Boxed then started to attract its own offers. In January 2018, Kroger reportedly bid $400 million for the startup, but Boxed’s board voted against the deal. Amazon, Target and Costco also were said to have expressed interest in acquiring Boxed, and Huang met with these companies (and even Jeff Bezos) to talk about potential deals. In the end they did not submit formal bids.
It all taught Huang a crucial lesson. “We found out that the technology we built is actually really valuable and that we could use it to really bring most grocers, whether in the U.S. or around the world, into the 21st century pretty quickly,” says Huang. “I don’t think a lot of folks really believed me when I said we were staying independent. Now that we’re licensing the technology out, it shows that we’re in this for the long haul.”
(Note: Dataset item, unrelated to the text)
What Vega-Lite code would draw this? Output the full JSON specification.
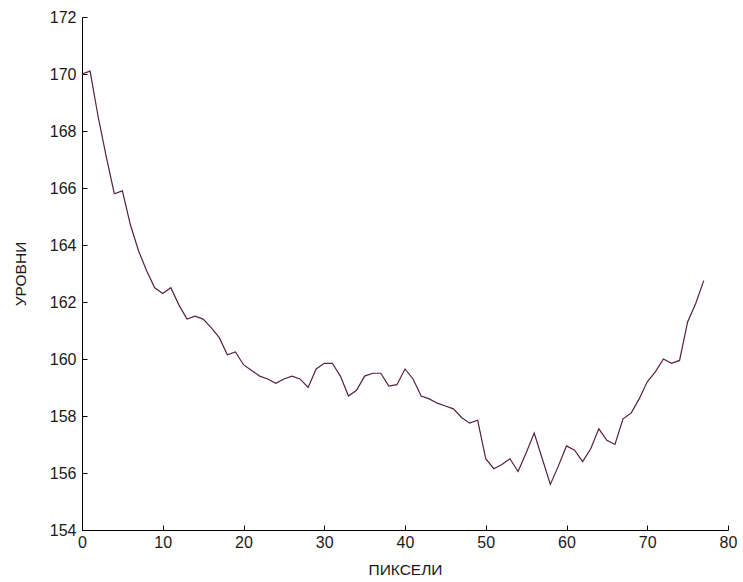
{
  "$schema": "https://vega.github.io/schema/vega-lite/v6.json",
  "autosize": {"type": "none"},
  "padding": {"left": 82, "top": 17, "right": 15, "bottom": 52},
  "width": 646,
  "height": 513,
  "background": "white",
  "config": {
    "view": {"stroke": null},
    "font": "Liberation Sans",
    "axis": {
      "grid": false,
      "domainColor": "#000000",
      "tickColor": "#000000",
      "domainWidth": 1,
      "tickWidth": 1,
      "labelFont": "Liberation Sans",
      "titleFont": "Liberation Sans",
      "labelFontSize": 16,
      "titleFontSize": 15.5,
      "titleFontWeight": "normal",
      "labelColor": "#1a1a1a",
      "titleColor": "#1a1a1a"
    }
  },
  "data": {
    "values": [
      {"px": 0, "lvl": 170.0}, {"px": 1, "lvl": 170.1}, {"px": 2, "lvl": 168.5}, {"px": 3, "lvl": 167.1},
      {"px": 4, "lvl": 165.8}, {"px": 5, "lvl": 165.9}, {"px": 6, "lvl": 164.7}, {"px": 7, "lvl": 163.8},
      {"px": 8, "lvl": 163.1}, {"px": 9, "lvl": 162.5}, {"px": 10, "lvl": 162.3}, {"px": 11, "lvl": 162.5},
      {"px": 12, "lvl": 161.9}, {"px": 13, "lvl": 161.4}, {"px": 14, "lvl": 161.5}, {"px": 15, "lvl": 161.4},
      {"px": 16, "lvl": 161.1}, {"px": 17, "lvl": 160.75}, {"px": 18, "lvl": 160.15}, {"px": 19, "lvl": 160.25},
      {"px": 20, "lvl": 159.8}, {"px": 21, "lvl": 159.6}, {"px": 22, "lvl": 159.4}, {"px": 23, "lvl": 159.3},
      {"px": 24, "lvl": 159.15}, {"px": 25, "lvl": 159.3}, {"px": 26, "lvl": 159.4}, {"px": 27, "lvl": 159.3},
      {"px": 28, "lvl": 159.0}, {"px": 29, "lvl": 159.65}, {"px": 30, "lvl": 159.85}, {"px": 31, "lvl": 159.85},
      {"px": 32, "lvl": 159.4}, {"px": 33, "lvl": 158.7}, {"px": 34, "lvl": 158.9}, {"px": 35, "lvl": 159.4},
      {"px": 36, "lvl": 159.5}, {"px": 37, "lvl": 159.5}, {"px": 38, "lvl": 159.05}, {"px": 39, "lvl": 159.1},
      {"px": 40, "lvl": 159.65}, {"px": 41, "lvl": 159.3}, {"px": 42, "lvl": 158.7}, {"px": 43, "lvl": 158.6},
      {"px": 44, "lvl": 158.45}, {"px": 45, "lvl": 158.35}, {"px": 46, "lvl": 158.25}, {"px": 47, "lvl": 157.95},
      {"px": 48, "lvl": 157.75}, {"px": 49, "lvl": 157.85}, {"px": 50, "lvl": 156.5}, {"px": 51, "lvl": 156.15},
      {"px": 52, "lvl": 156.3}, {"px": 53, "lvl": 156.5}, {"px": 54, "lvl": 156.05}, {"px": 55, "lvl": 156.7},
      {"px": 56, "lvl": 157.4}, {"px": 57, "lvl": 156.5}, {"px": 58, "lvl": 155.6}, {"px": 59, "lvl": 156.25},
      {"px": 60, "lvl": 156.95}, {"px": 61, "lvl": 156.8}, {"px": 62, "lvl": 156.4}, {"px": 63, "lvl": 156.85},
      {"px": 64, "lvl": 157.55}, {"px": 65, "lvl": 157.15}, {"px": 66, "lvl": 157.0}, {"px": 67, "lvl": 157.9},
      {"px": 68, "lvl": 158.1}, {"px": 69, "lvl": 158.6}, {"px": 70, "lvl": 159.2}, {"px": 71, "lvl": 159.55},
      {"px": 72, "lvl": 160.0}, {"px": 73, "lvl": 159.85}, {"px": 74, "lvl": 159.95}, {"px": 75, "lvl": 161.3},
      {"px": 76, "lvl": 161.95}, {"px": 77, "lvl": 162.75}
    ]
  },
  "mark": {"type": "line", "color": "#55213f", "strokeWidth": 1.2},
  "encoding": {
    "x": {
      "field": "px", "type": "quantitative",
      "scale": {"domain": [0, 80], "nice": false, "zero": false},
      "axis": {"title": "ПИКСЕЛИ", "values": [0, 10, 20, 30, 40, 50, 60, 70, 80], "tickSize": -5, "labelPadding": 9, "titlePadding": 12, "labelFlush": false}
    },
    "y": {
      "field": "lvl", "type": "quantitative",
      "scale": {"domain": [154, 172], "nice": false, "zero": false},
      "axis": {"title": "УРОВНИ", "values": [154, 156, 158, 160, 162, 164, 166, 168, 170, 172], "tickSize": -5, "labelPadding": 11, "titlePadding": 21, "labelFlush": false}
    }
  }
}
In fact, Boxed is one of the only end-to-end platforms like this in the world. IBM can build a company’s warehouse management system, and Salesforce can build the management system to track purchases. Delivery apps like Instacart and Shift can handle the transport. But globally the only other companies with the kind of combined capabilities that Boxed now has are some of the most prominent tech giants out there: Amazon, Alibaba, JD.com and Ocado.
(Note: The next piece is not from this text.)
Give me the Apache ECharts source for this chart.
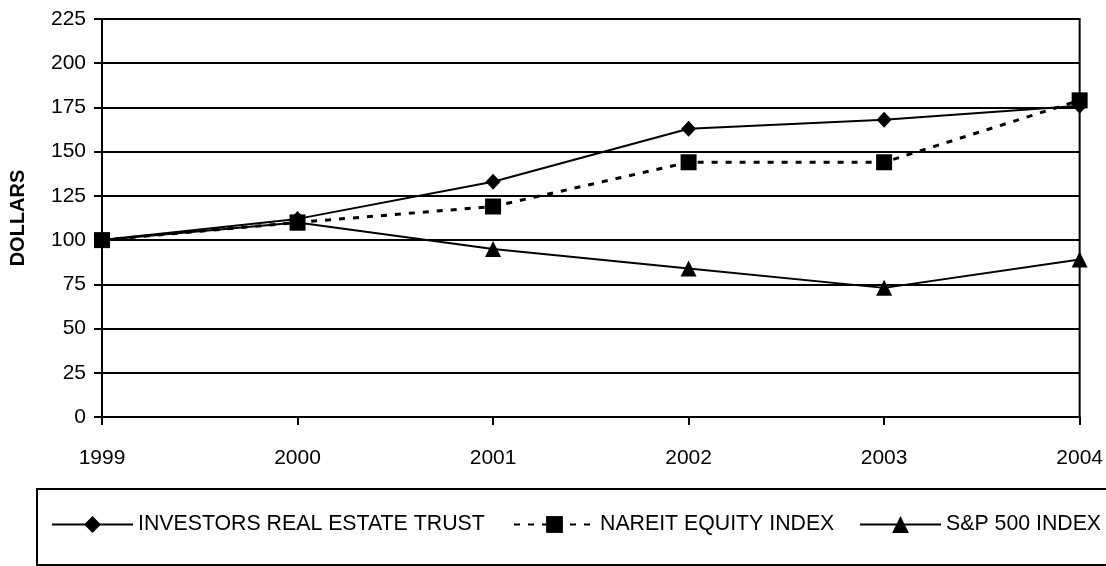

“Because we started off with no resources and a completely blank slate, we were actually forced to build our own solutions,” says Huang. “We didn’t have the money for a sales force or to call up SAP or Oracle or for an off-the-shelf software like Shopify or Squarespace. And we knew it wasn’t going to be sophisticated enough as we got into the hundreds of millions, if not billions, of sales.”
Now, Huang says Boxed will offer these different kinds of “plug-and-play” solutions to any company that needs it. While Boxed has become well-known for limiting the products it sells online to maximize its own profit, Huang says the software works for any number of items and can be tweaked to fit the needs of any business.
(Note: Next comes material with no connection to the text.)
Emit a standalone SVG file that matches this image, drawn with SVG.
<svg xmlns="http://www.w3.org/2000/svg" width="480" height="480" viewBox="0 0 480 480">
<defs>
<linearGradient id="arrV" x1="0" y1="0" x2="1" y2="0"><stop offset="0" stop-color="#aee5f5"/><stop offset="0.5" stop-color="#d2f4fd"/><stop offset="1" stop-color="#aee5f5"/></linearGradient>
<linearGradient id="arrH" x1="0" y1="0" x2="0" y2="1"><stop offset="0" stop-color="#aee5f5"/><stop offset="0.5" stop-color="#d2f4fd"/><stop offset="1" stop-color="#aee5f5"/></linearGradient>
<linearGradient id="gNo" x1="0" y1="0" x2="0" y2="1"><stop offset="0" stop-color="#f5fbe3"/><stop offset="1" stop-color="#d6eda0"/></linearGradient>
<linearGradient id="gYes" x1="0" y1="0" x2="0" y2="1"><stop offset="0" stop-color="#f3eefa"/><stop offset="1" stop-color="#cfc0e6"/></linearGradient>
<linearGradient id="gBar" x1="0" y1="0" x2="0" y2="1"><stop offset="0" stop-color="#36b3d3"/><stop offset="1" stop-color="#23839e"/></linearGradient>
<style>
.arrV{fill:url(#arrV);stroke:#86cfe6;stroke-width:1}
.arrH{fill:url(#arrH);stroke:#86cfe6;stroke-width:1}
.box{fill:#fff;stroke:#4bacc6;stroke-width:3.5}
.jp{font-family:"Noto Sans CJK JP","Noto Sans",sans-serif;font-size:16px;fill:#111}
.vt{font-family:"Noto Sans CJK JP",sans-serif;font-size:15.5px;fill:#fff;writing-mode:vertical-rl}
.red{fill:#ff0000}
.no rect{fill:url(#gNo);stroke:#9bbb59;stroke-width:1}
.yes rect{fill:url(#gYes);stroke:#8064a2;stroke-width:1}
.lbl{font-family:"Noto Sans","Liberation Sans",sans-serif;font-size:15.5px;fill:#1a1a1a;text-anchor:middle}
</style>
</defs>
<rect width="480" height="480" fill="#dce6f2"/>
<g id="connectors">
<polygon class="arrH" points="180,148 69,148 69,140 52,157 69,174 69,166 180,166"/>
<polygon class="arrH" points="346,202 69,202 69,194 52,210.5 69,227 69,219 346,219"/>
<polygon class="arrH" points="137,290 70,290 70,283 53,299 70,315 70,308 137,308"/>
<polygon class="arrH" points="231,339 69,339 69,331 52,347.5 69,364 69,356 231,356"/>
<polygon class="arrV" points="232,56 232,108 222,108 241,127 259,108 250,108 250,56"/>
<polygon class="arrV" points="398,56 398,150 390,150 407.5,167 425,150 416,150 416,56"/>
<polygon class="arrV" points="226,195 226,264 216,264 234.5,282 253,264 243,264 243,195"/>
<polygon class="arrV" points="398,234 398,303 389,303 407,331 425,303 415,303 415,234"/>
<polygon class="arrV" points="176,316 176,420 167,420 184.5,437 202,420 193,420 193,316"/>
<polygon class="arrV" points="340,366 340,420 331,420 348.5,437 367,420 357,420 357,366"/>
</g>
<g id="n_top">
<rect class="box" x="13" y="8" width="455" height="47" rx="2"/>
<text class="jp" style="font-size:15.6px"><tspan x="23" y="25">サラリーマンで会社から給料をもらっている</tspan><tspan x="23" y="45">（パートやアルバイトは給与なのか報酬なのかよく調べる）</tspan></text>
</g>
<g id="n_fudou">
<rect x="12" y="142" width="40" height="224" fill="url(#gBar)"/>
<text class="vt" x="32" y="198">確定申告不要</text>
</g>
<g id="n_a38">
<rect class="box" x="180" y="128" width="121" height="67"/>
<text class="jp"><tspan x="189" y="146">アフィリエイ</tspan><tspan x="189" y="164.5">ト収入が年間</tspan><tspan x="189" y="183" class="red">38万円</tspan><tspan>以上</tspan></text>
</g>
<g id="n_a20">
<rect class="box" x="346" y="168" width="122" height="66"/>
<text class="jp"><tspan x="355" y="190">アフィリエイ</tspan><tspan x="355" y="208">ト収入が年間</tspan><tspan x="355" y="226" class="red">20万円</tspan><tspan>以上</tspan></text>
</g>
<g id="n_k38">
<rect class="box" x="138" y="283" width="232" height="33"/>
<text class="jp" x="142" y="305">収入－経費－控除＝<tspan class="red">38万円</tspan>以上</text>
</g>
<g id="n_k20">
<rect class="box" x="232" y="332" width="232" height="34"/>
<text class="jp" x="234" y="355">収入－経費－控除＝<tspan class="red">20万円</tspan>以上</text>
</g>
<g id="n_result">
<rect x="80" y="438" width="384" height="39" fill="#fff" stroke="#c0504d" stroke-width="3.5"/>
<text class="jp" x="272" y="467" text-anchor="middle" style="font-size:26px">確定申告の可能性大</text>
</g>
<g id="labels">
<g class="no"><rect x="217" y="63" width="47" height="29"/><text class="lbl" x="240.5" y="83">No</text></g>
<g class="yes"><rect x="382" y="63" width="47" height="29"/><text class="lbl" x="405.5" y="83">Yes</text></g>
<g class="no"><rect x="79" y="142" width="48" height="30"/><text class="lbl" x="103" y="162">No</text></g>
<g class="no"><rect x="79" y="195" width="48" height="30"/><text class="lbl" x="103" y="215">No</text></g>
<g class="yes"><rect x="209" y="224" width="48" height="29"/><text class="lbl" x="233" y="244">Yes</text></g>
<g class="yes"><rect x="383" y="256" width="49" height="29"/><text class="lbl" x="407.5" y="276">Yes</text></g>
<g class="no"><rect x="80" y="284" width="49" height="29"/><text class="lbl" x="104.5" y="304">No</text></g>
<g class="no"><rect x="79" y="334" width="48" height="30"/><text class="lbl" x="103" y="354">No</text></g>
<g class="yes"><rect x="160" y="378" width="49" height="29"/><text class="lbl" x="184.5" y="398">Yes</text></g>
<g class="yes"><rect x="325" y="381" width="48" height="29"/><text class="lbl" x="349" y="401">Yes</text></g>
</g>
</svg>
So is Boxed now handling how Lidl warehouses its products, too? Huang says not just yet, but that it could come eventually. Lidl and a lot of regional grocers only maintain local warehouses, so Boxed, for example, could start storing products for Lidl’s in-house private-label brand and distribute it across the country for the first time, delivering it in two days or less. Boxed could also build Lidl a website that can tell each customer the exact expiration date that the item in their cart will have. Because the website that customers use is tied to Boxed’s warehouse management system, the company knows exactly which pallet the item will come from by the time the order is filled. Currently, Boxed is the only retailer that offers this level of detail to its customers.
Huang hopes Boxed’s new focus will be worth it: “Partnering with Lidl certainly would not have happened if we had merged with anyone a year ago. Food retail across the globe is probably even more in flux than it was. The opportunities for us are even larger today. I don’t think we would’ve maximized them if we had merged with someone.”